> _Available data_:
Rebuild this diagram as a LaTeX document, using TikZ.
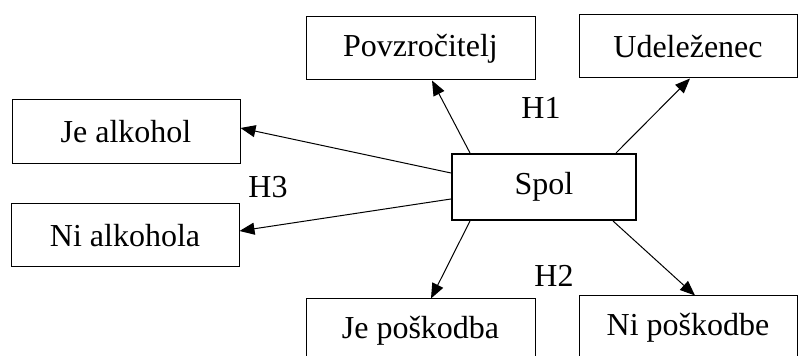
\documentclass[tikz,border=0pt]{standalone}
\usepackage{fontspec}
\setmainfont{Liberation Serif}
\usepackage{tikz}
\usetikzlibrary{arrows.meta}
\usetikzlibrary{positioning}

\begin{document}
\begin{tikzpicture}[x=0.5pt, y=-0.5pt,
box/.style={draw, line width=0.5pt, inner sep=0pt,
font=\fontsize{16}{19}\selectfont},
lbl/.style={inner sep=0pt, font=\fontsize{16}{19}\selectfont},
arr/.style={-{Triangle[length=7.5pt,width=6pt]}, line width=0.5pt}]
\useasboundingbox (0,0) rectangle (798,356);
\node[box, minimum width=114.5pt, minimum height=31.5pt] (povz) at (420.5,48.5) {Povzročitelj};
\node[box, minimum width=109pt, minimum height=31.5pt] (udel) at (688,46.5) {Udeleženec};
\node[box, minimum width=114pt, minimum height=32pt] (jealk) at (126,132) {Je alkohol};
\node[box, minimum width=114pt, minimum height=31.5pt] (nialk) at (125,235.5) {Ni alkohola};
\node[box, line width=1pt, minimum width=92pt, minimum height=33pt] (spol) at (544,187) {Spol};
\node[box, minimum width=114.5pt, minimum height=31.5pt] (jepos) at (420.5,330.5) {Je poškodba};
\node[box, minimum width=109pt, minimum height=31.5pt] (nipos) at (688,327.5) {Ni poškodbe};
\node[lbl] (h1) at (541,108) {H1};
\node[lbl] (h3) at (268,187) {H3};
\node[lbl] (h2) at (554,276) {H2};
\draw[arr] ([xshift=9.5pt]spol.north west) -- ([xshift=5.75pt]povz.south);
\draw[arr] ([xshift=-10.5pt]spol.north east) -- ([xshift=1pt]udel.south);
\draw[arr] ([yshift=7pt]spol.west) -- ([yshift=2pt]jealk.east);
\draw[arr] ([yshift=-6pt]spol.west) -- ([yshift=2.25pt]nialk.east);
\draw[arr] ([xshift=9.5pt]spol.south west) -- ([xshift=5.25pt]jepos.north);
\draw[arr] ([xshift=-12pt]spol.south east) -- ([xshift=3.5pt]nipos.north);
\end{tikzpicture}
\end{document}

> _Task directions_: Reproduce the material above in full, exactly, with no images.

> _Complete response_:
Rebuild this diagram as a LaTeX document, using TikZ.
\documentclass[tikz,border=0pt]{standalone}
\usepackage{fontspec}
\setmainfont{Liberation Serif}
\usepackage{tikz}
\usetikzlibrary{arrows.meta}
\usetikzlibrary{positioning}

\begin{document}
\begin{tikzpicture}[x=0.5pt, y=-0.5pt,
box/.style={draw, line width=0.5pt, inner sep=0pt,
font=\fontsize{16}{19}\selectfont},
lbl/.style={inner sep=0pt, font=\fontsize{16}{19}\selectfont},
arr/.style={-{Triangle[length=7.5pt,width=6pt]}, line width=0.5pt}]
\useasboundingbox (0,0) rectangle (798,356);
\node[box, minimum width=114.5pt, minimum height=31.5pt] (povz) at (420.5,48.5) {Povzročitelj};
\node[box, minimum width=109pt, minimum height=31.5pt] (udel) at (688,46.5) {Udeleženec};
\node[box, minimum width=114pt, minimum height=32pt] (jealk) at (126,132) {Je alkohol};
\node[box, minimum width=114pt, minimum height=31.5pt] (nialk) at (125,235.5) {Ni alkohola};
\node[box, line width=1pt, minimum width=92pt, minimum height=33pt] (spol) at (544,187) {Spol};
\node[box, minimum width=114.5pt, minimum height=31.5pt] (jepos) at (420.5,330.5) {Je poškodba};
\node[box, minimum width=109pt, minimum height=31.5pt] (nipos) at (688,327.5) {Ni poškodbe};
\node[lbl] (h1) at (541,108) {H1};
\node[lbl] (h3) at (268,187) {H3};
\node[lbl] (h2) at (554,276) {H2};
\draw[arr] ([xshift=9.5pt]spol.north west) -- ([xshift=5.75pt]povz.south);
\draw[arr] ([xshift=-10.5pt]spol.north east) -- ([xshift=1pt]udel.south);
\draw[arr] ([yshift=7pt]spol.west) -- ([yshift=2pt]jealk.east);
\draw[arr] ([yshift=-6pt]spol.west) -- ([yshift=2.25pt]nialk.east);
\draw[arr] ([xshift=9.5pt]spol.south west) -- ([xshift=5.25pt]jepos.north);
\draw[arr] ([xshift=-12pt]spol.south east) -- ([xshift=3.5pt]nipos.north);
\end{tikzpicture}
\end{document}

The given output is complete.